“Antes nos moríamos distinto”. Dijo el portero de la clínica como excusa para no dejarme entrar. Asentí, di media vuelta y me marché.
–“Ni tan distinto” pensé, mientras intentaba recordar el número exacto de líderes sociales asesinados en los últimos meses. A veces la perturbación ante la muerte tiene un carácter selectivo.
Dos días después, la persona que quise ver murió y la cuarentena arreció como un aguacero invencible. La muerte de mi amigo fue solo un enunciado sin cuerpo, sin contrargumentos y sin evidencias.

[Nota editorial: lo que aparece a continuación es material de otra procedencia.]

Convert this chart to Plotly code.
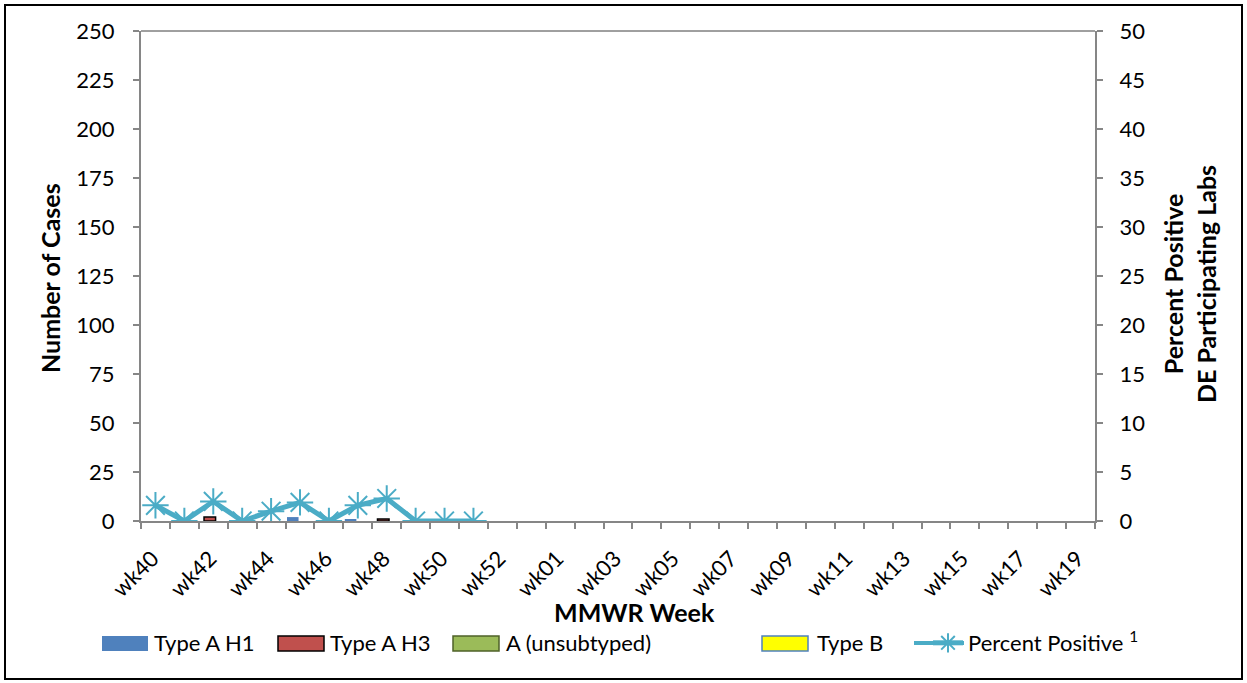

Mientras tanto, en Ecuador la policía sorprendía a cuatro personas de una misma familia cuando intentaban pasar un cadáver como un pasajero dormido en el campero conducido por su primo. El argumento para semejante hazaña era que no querían enterrar a su familiar en una fosa común o en un contenedor como había dispuesto la alcaldía de Guayaquil.
En la Guajira, una mujer indígena murió tres veces. Primero de eclampsia, luego de sospecha y después de soledad. La última muerte fue la más difícil, quizá alcanzó a sentir el terror de ser sepultada fuera del cementerio familiar por absurdas razones administrativas. Sin llanto, sin el arrullo de los suyos y con el estigma de una pandemia, el infortunio no podía ser peor. Por suerte, su hermano logró convencer a las autoridades municipales de trasladar su cuerpo a Amuuyuu donde ahora reposa con sus ancestros.

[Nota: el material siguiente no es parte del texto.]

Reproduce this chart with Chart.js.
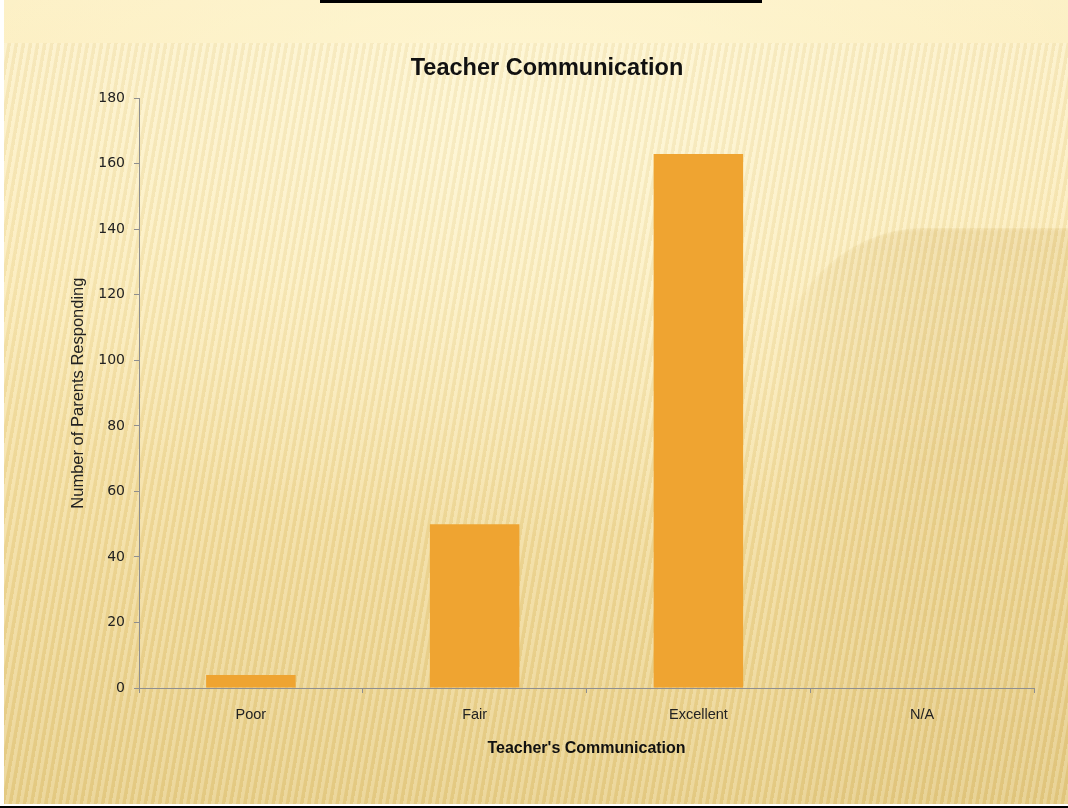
<!DOCTYPE html>
<html>
<head>
<meta charset="utf-8">
<script src="https://cdn.jsdelivr.net/npm/chart.js@4.4.1/dist/chart.umd.min.js"></script>
<style>
  html, body { margin: 0; padding: 0; }
  body { width: 1068px; height: 808px; overflow: hidden; background: #fff; position: relative; }
  #bg {
    position: absolute; left: 4px; top: 0; width: 1064px; height: 804px; overflow: hidden;
    background:
      radial-gradient(ellipse 700px 420px at 520px 120px, rgba(255,248,214,0.75) 0%, rgba(255,248,214,0) 100%),
      linear-gradient(to bottom, #fcefc4 0%, #fae8b0 35%, #f1da98 70%, #e8cf88 100%);
  }
  #shape {
    position: absolute; left: 770px; top: 228px; width: 420px; height: 700px;
    border-top-left-radius: 150px 160px;
    background: linear-gradient(to bottom, rgba(214,180,100,0.30), rgba(214,180,100,0.12));
    -webkit-mask-image: linear-gradient(to bottom right, rgba(0,0,0,1) 30%, rgba(0,0,0,0) 60%), linear-gradient(to right, rgba(0,0,0,0) 0px, rgba(0,0,0,1) 160px);
    mask-image: linear-gradient(to right, rgba(0,0,0,0) 0px, rgba(0,0,0,0.6) 60px, rgba(0,0,0,1) 150px);
    filter: blur(2px);
  }
  #stripes {
    position: absolute; left: 4px; top: 43px; width: 1064px; height: 761px;
    background: repeating-linear-gradient(100deg, rgba(255,255,255,0.17) 0px, rgba(255,255,255,0.17) 3px, rgba(170,130,50,0.08) 4px, rgba(170,130,50,0.08) 7px);
  }
  #topbar { position: absolute; left: 320px; top: 0; width: 442px; height: 3px; background: #000; }
  #botline { position: absolute; left: 0; top: 806px; width: 1068px; height: 2px; background: #000; }
  canvas { position: absolute; left: 0; top: 0; }
</style>
</head>
<body>
<div id="bg"><div id="shape"></div></div>
<div id="stripes"></div>
<div id="topbar"></div>
<div id="botline"></div>
<canvas id="c" width="1068" height="808"></canvas>
<script>
const categories = ["Poor", "Fair", "Excellent", "N/A"];
const responses = [4, 50, 163, 0];
const yTicks = [0, 20, 40, 60, 80, 100, 120, 140, 160, 180];
const chartTitle = "Teacher Communication";
const xAxisTitle = "Teacher's Communication";
const yAxisTitle = "Number of Parents Responding";

const axisGray = "#8f8f8f";

new Chart(document.getElementById("c"), {
  type: "bar",
  data: {
    labels: categories,
    datasets: [{
      data: responses,
      backgroundColor: "#EFA431",
      borderWidth: 0,
      barPercentage: 0.4,
      categoryPercentage: 1.0
    }]
  },
  options: {
    responsive: false,
    animation: false,
    layout: { padding: { left: 60, right: 34, top: 0, bottom: 31 } },
    plugins: {
      legend: { display: false },
      tooltip: { enabled: false },
      title: {
        display: true,
        text: chartTitle,
        color: "#111",
        font: { family: "'Liberation Sans', Arial, sans-serif", size: 23.5, weight: "bold" },
        padding: { top: 54, bottom: 16 }
      }
    },
    scales: {
      y: {
        min: 0, max: 180,
        afterBuildTicks: (s) => { s.ticks = yTicks.map(v => ({ value: v })); },
        afterFit: (s) => { s.width = 79; },
        border: { display: true, color: axisGray, width: 1 },
        grid: { drawOnChartArea: false, drawTicks: true, tickLength: 5, color: axisGray },
        ticks: {
          color: "#222",
          padding: 9,
          font: { family: "'DejaVu Sans', Verdana, sans-serif", size: 14 }
        },
        title: {
          display: true,
          text: yAxisTitle,
          color: "#222",
          font: { family: "'Liberation Sans', Arial, sans-serif", size: 16.5 },
          padding: { top: 9, bottom: 0 }
        }
      },
      x: {
        afterFit: (s) => { s.height = 89; },
        border: { display: true, color: axisGray, width: 1 },
        grid: { offset: true, drawOnChartArea: false, drawTicks: true, tickLength: 5, color: axisGray },
        ticks: {
          color: "#222",
          padding: 13,
          font: { family: "'Liberation Sans', Arial, sans-serif", size: 14.5 }
        },
        title: {
          display: true,
          text: xAxisTitle,
          color: "#111",
          font: { family: "'Liberation Sans', Arial, sans-serif", size: 16, weight: "bold" },
          padding: { top: 0, bottom: 19 }
        }
      }
    }
  }
});
</script>
</body>
</html>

Las imágenes de los muertos pandémicos dentro de barcos anclados en un destiempo sin puerto me persiguen como un gato con hambre. Los despojos en los cruceros, en las pequeñas y grandes embarcaciones convertidos en fantasmas de ultramar, navegarán en nuestra memoria durante mucho tiempo.
Hasta anteayer el padre de Angie Paola Parada, una joven de 22 años, deambulaba entre hospitales y cementerios buscando el cadáver de su hija porque, según le dijeron los funcionarios del servicio de salud de Ocaña, había muerto hace 20 días, aislada, sola e incomunicada por sospecha de pertenecer al redil de la pandemia. Hoy le avisaron que el examen salió negativo para Covid 19 sobre un cuerpo que parece haberse esfumado en el aire.
La frase del portero sigue dando vueltas en mi cabeza. Ahora nos morimos distinto; más solos que antes. Y no es la muerte lo que asusta; ¡qué va! Lo que nos apabulla es el carácter selectivo, la ausencia del ceremonial luctuoso de los abrazos. Entrar a la muerte sin un símbolo que se instale en la memoria de los deudos.
Esta pandemia que convirtió la muerte en el único espectáculo de masas ¿también nos despojará del carácter místico de nuestro último relato?
No lo acepto. Me revelo a esta forma de condena
Renuncio a las muertes estadísticas sin nombre y sin historia.
Renuncio a la cifra sórdida que desvanece los atributos humanos y los lanza a la fosa común de la esperanza.
Me niego a la muerte despojada de caricias
Me niego a la muerte que no sea de la risa.